Westminster Abbey and Greenwich

I didn’t plan out Saturday very carefully, and it showed. My intentions were to see Westminster Abbey, do the London Eye, then take a river boat down to Greenwich to see the tea clipper Cutty Sark and the Royal Observatory.

On weekends, I have a real hard time getting going, unless I have to be somewhere at a very specific time — and in those cases, I tend to resent it. Unfortunately, I didn’t bother to check closing times,  so I didn’t leave the apartment until around 11, and headed off to Westminster.

I came up out of the Underground, consulted Maps, and found my way to Westminster Abbey. It’s about a short block from the tube station, and you can hear its bells pealing as you approach.

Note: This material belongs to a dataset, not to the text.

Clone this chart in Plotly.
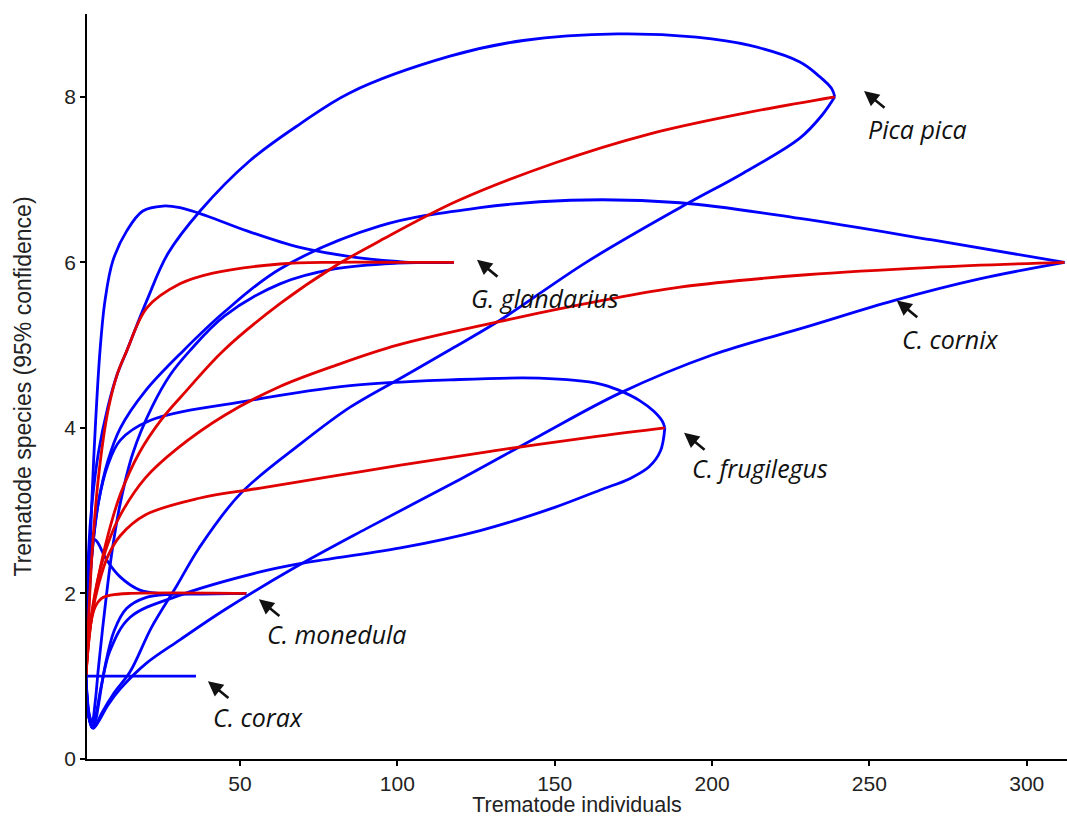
import plotly.graph_objects as go

# ---------------- data ----------------
# Pica pica
pica_red_x = [1, 2, 3, 5, 8, 12, 18, 25, 33, 44.6, 62.7, 80, 94.5, 119, 150, 180, 210, 239]
pica_red_y = [1, 1.45, 1.75, 2.2, 2.7, 3.2, 3.7, 4.1, 4.45, 4.93, 5.5, 5.95, 6.26, 6.74, 7.2, 7.55, 7.8, 8.0]
pica_up_x = [1, 2, 3, 5, 8, 11, 14, 20.4, 27, 37.3, 53.2, 69, 85, 116.7, 140, 170, 195, 212, 227.9, 234, 238, 239]
pica_up_y = [1, 2.6, 3.1, 3.7, 4.25, 4.65, 4.93, 5.54, 6.1, 6.62, 7.23, 7.67, 8.05, 8.49, 8.68, 8.76, 8.72, 8.62, 8.42, 8.25, 8.1, 8.0]
pica_lo_x = [1, 2, 3, 4, 6, 10, 15, 22, 30, 37, 50, 69, 85, 101, 117, 132.6, 160, 189.8, 210, 227.9, 235, 239]
pica_lo_y = [1, 0.55, 0.38, 0.4, 0.55, 0.8, 1.05, 1.6, 2.1, 2.55, 3.2, 3.8, 4.25, 4.6, 4.95, 5.30, 6.0, 6.66, 7.08, 7.50, 7.78, 8.0]

# Garrulus glandarius
glan_red_x = [1, 2, 3, 5, 8, 11, 14, 20.4, 30.9, 41.4, 62.7, 80, 100, 118]
glan_red_y = [1, 1.8, 2.5, 3.4, 4.2, 4.65, 4.93, 5.45, 5.74, 5.87, 5.98, 6.0, 6.0, 6.0]
glan_up_x = [1, 2, 3, 4, 5.5, 7.1, 9.6, 14, 19.1, 25.5, 30.9, 39.5, 52.2, 69, 85, 100, 104, 118]
glan_up_y = [1, 2.2, 3.2, 4.0, 4.93, 5.54, 6.02, 6.38, 6.62, 6.68, 6.66, 6.56, 6.38, 6.18, 6.07, 6.01, 6.0, 6.0]
glan_lo_x = [1, 2, 3, 4, 5, 7, 9.3, 12, 16, 22, 28, 34, 45, 62.7, 80, 100, 118]
glan_lo_y = [1, 0.55, 0.45, 0.7, 1.1, 1.8, 2.5, 3.1, 3.7, 4.25, 4.65, 4.93, 5.35, 5.74, 5.92, 5.99, 6.0]

# Corvus cornix
corn_red_x = [1, 2, 3, 5, 8, 12, 20, 30, 45, 62.7, 80, 100, 136.8, 164, 189.8, 230, 270, 312]
corn_red_y = [1, 1.5, 1.8, 2.2, 2.6, 2.95, 3.4, 3.75, 4.15, 4.5, 4.75, 5.0, 5.32, 5.53, 5.70, 5.85, 5.94, 6.0]
corn_up_x = [1, 2, 3, 5, 8, 12, 20, 31.9, 45, 62.7, 94.5, 126.3, 155, 189.8, 227.9, 270, 312]
corn_up_y = [1, 2.0, 2.5, 3.1, 3.6, 4.0, 4.45, 4.93, 5.4, 5.92, 6.44, 6.66, 6.75, 6.72, 6.53, 6.27, 6.0]
corn_lo_x = [1, 2, 3.3, 5, 8, 12, 20, 30.9, 45, 65.9, 90, 120, 145, 170.7, 200, 230, 258, 285, 312]
corn_lo_y = [1, 0.5, 0.37, 0.45, 0.65, 0.85, 1.15, 1.44, 1.8, 2.28, 2.78, 3.38, 3.9, 4.42, 4.88, 5.22, 5.54, 5.8, 6.0]

# Corvus frugilegus
frug_red_x = [1, 2, 3, 5, 8, 12, 20, 37, 56, 80, 101, 130, 164, 185]
frug_red_y = [1, 1.45, 1.75, 2.1, 2.45, 2.7, 2.95, 3.15, 3.27, 3.42, 3.55, 3.72, 3.9, 4.0]
frug_up_x = [1, 2, 3, 5, 8, 11.9, 21.4, 53, 85, 116.7, 145, 164.5, 170.7, 177, 181.5, 184.2, 185]
frug_up_y = [1, 1.9, 2.5, 3.1, 3.55, 3.85, 4.09, 4.33, 4.51, 4.58, 4.6, 4.53, 4.45, 4.33, 4.2, 4.08, 4.0]
frug_lo_x = [1, 2, 3, 4, 6, 8.7, 15, 31, 56.4, 69, 101, 126.3, 150, 164.5, 174, 180, 183.6, 185]
frug_lo_y = [1, 0.5, 0.4, 0.5, 0.9, 1.31, 1.71, 1.98, 2.26, 2.36, 2.55, 2.76, 3.04, 3.25, 3.39, 3.53, 3.72, 4.0]

# Corvus monedula
mone_red_x = [1, 2, 3, 4, 6, 9, 15, 52]
mone_red_y = [1, 1.5, 1.72, 1.84, 1.94, 1.98, 2.0, 2.0]
mone_up_x = [1, 1.5, 2, 3, 4, 5, 7.7, 11.9, 18.2, 24.6, 52]
mone_up_y = [1, 2.0, 2.5, 2.65, 2.65, 2.6, 2.4, 2.2, 2.04, 2.0, 2.0]
mone_lo_x = [1, 2, 3, 4, 5, 7, 10, 14, 20, 28, 35, 52]
mone_lo_y = [1, 0.5, 0.38, 0.45, 0.65, 1.1, 1.55, 1.82, 1.95, 1.99, 2.0, 2.0]

# Corvus corax
corax_x = [1, 36]
corax_y = [1, 1]

x_ticks = [50, 100, 150, 200, 250, 300]
y_ticks = [0, 2, 4, 6, 8]

labels = ["Pica pica", "G. glandarius", "C. cornix", "C. frugilegus", "C. monedula", "C. corax"]
label_x = [265.4, 147.0, 275.6, 215.2, 80.8, 55.7]
label_y = [7.61, 5.57, 5.07, 3.51, 1.51, 0.51]
arrow_x = [248.3, 125.3, 258.7, 191.1, 56.0, 39.8]
arrow_y = [8.07, 6.03, 5.54, 3.94, 1.93, 0.94]

RED = "#e00000"
BLUE = "#0000ff"

fig = go.Figure()

def add(x, y, color):
    fig.add_trace(go.Scatter(x=x, y=y, mode="lines",
                             line=dict(color=color, width=2.8, shape="spline", smoothing=1.0),
                             showlegend=False, hoverinfo="skip"))

for xs, ys in [(pica_up_x, pica_up_y), (pica_lo_x, pica_lo_y),
               (glan_up_x, glan_up_y), (glan_lo_x, glan_lo_y),
               (corn_up_x, corn_up_y), (corn_lo_x, corn_lo_y),
               (frug_up_x, frug_up_y), (frug_lo_x, frug_lo_y),
               (mone_up_x, mone_up_y), (mone_lo_x, mone_lo_y)]:
    add(xs, ys, BLUE)

for xs, ys in [(pica_red_x, pica_red_y), (glan_red_x, glan_red_y),
               (corn_red_x, corn_red_y), (frug_red_x, frug_red_y),
               (mone_red_x, mone_red_y)]:
    add(xs, ys, RED)

add(corax_x, corax_y, BLUE)

annotations = []
for t, tx, ty, hx, hy in zip(labels, label_x, label_y, arrow_x, arrow_y):
    annotations.append(dict(x=tx, y=ty, xref="x", yref="y", text="<i>%s</i>" % t,
                            showarrow=False, font=dict(family="Open Sans", size=25, color="#111111")))
    annotations.append(dict(x=hx, y=hy, xref="x", yref="y", text="", showarrow=True,
                            ax=22, ay=18, axref="pixel", ayref="pixel",
                            arrowhead=2, arrowsize=1.15, arrowwidth=2.6, arrowcolor="#111111"))

fig.update_layout(
    width=1067, height=817,
    margin=dict(l=87, r=0, t=14, b=58),
    paper_bgcolor="white", plot_bgcolor="white",
    font=dict(family="Liberation Sans", color="#222222"),
    annotations=annotations,
    xaxis=dict(range=[1.37, 312.8], tickvals=x_ticks, showgrid=False, zeroline=False,
               showline=True, linecolor="black", linewidth=1.5,
               ticks="outside", ticklen=5, tickwidth=1.5, tickcolor="black",
               tickfont=dict(size=21, family="Liberation Sans", color="#222222"),
               title=dict(text="Trematode individuals", font=dict(size=21.5, family="Liberation Sans"), standoff=3)),
    yaxis=dict(range=[0, 9], tickvals=y_ticks, showgrid=False, zeroline=False,
               showline=True, linecolor="black", linewidth=1.5,
               ticks="outside", ticklen=5, tickwidth=1.5, tickcolor="black",
               tickfont=dict(size=21, family="Liberation Sans", color="#222222"),
               title=dict(text="Trematode species (95% confidence)", font=dict(size=23, family="Liberation Sans"), standoff=26)),
)

# remove the default 8px page margin so the figure fills the window exactly
fig.write_html("out.html", config={"displayModeBar": False},
               post_script="document.body.style.margin='0';document.body.style.overflow='hidden';")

I knew a lot of people were buried in the abbey, but I really didn’t appreciate how many until I saw it. There are an astonishing number of memorials and graves inside. Some are simple stone markers in the floor; others are huge dramatic memorials. The gothic ceilings and chapels along the side are beautiful; but some of the memorials are a little over the top. Ironically, the one grave I would have liked to have seen the most was off-limits; by a coincidence of name and birthdate, I’ve grown up knowing that my patron saint is St. Edward the Confessor. He’s buried here, but his tomb is off-limits to the public.

It took me longer than expected to see the Abbey; I didn’t finish there until 2:30 or so. I then walked over to the London Eye, a great big Ferris Wheel on the other side of the Thames. I got in line for a ticket, but when I got to the desk, the lady said the next availability was at four. I didn’t feel like waiting, so I crossed back over to the other side of the Thames, to investigate a boat to Greenwich. Matt at work had mentioned that you could see both Cutty Sark and the Greenwich Observatory, where the Prime Meridian is. I got the 3:30 boat, after ascertaining that I would be able to get back via train.

The boat trip was great. They had a tour guide pointing out the sights along the way, such as London Tower and the Tower bridge.

Tower of London from the Thames

Tower of London from the Thames

We made good time too; we got to Greenwich around 4:15. Unfortunately Cutty Sark closes at 4:30, and the last entry is at 4. Damn. So I decided to walk up the hill to the Observatory and Naval Museum. Greenwich looks like a really cool place to spend several hours but I only had a little time. The Observatory looks out over a park towards the Naval Museum. I climbed a long sloping path up to the Museum, only to find they close at 5 and the last entry is at 4:30. I couldn’t go inside to see the main marker for the Prime Meridian, which marks Greenwich Mean Time and is the divider between the western and eastern hemispheres, but I could access where it continues outside along a walk.

Back down the hill through a really lovely park. I passed by the front of the naval museum, checked the doors, and of course, they were closed. I then checked my phone for the closing hours of the London Eye; their own website was “down for maintenance”, but I found another site stating they were open until 8 on Saturdays, so I grabbed the National Rail back into London, took the Underground back to Westminster, only to find the Eye had closed for the day.

It’s starting to feel like only pubs and bars are open late here.

I grabbed a hotdog and chips (french fries) , and called it a day. I’ve done a ton of walking this week — I’ve gotten seriously lost twice, most of the attractions are in walking distance of public transport, and the office is about a 12 minute walk away from the apartment– and I’m really feeling it. So I went back to the apartment relatively early, looked at some of the attractions I wanted to see, and tried to make a decision for Sunday.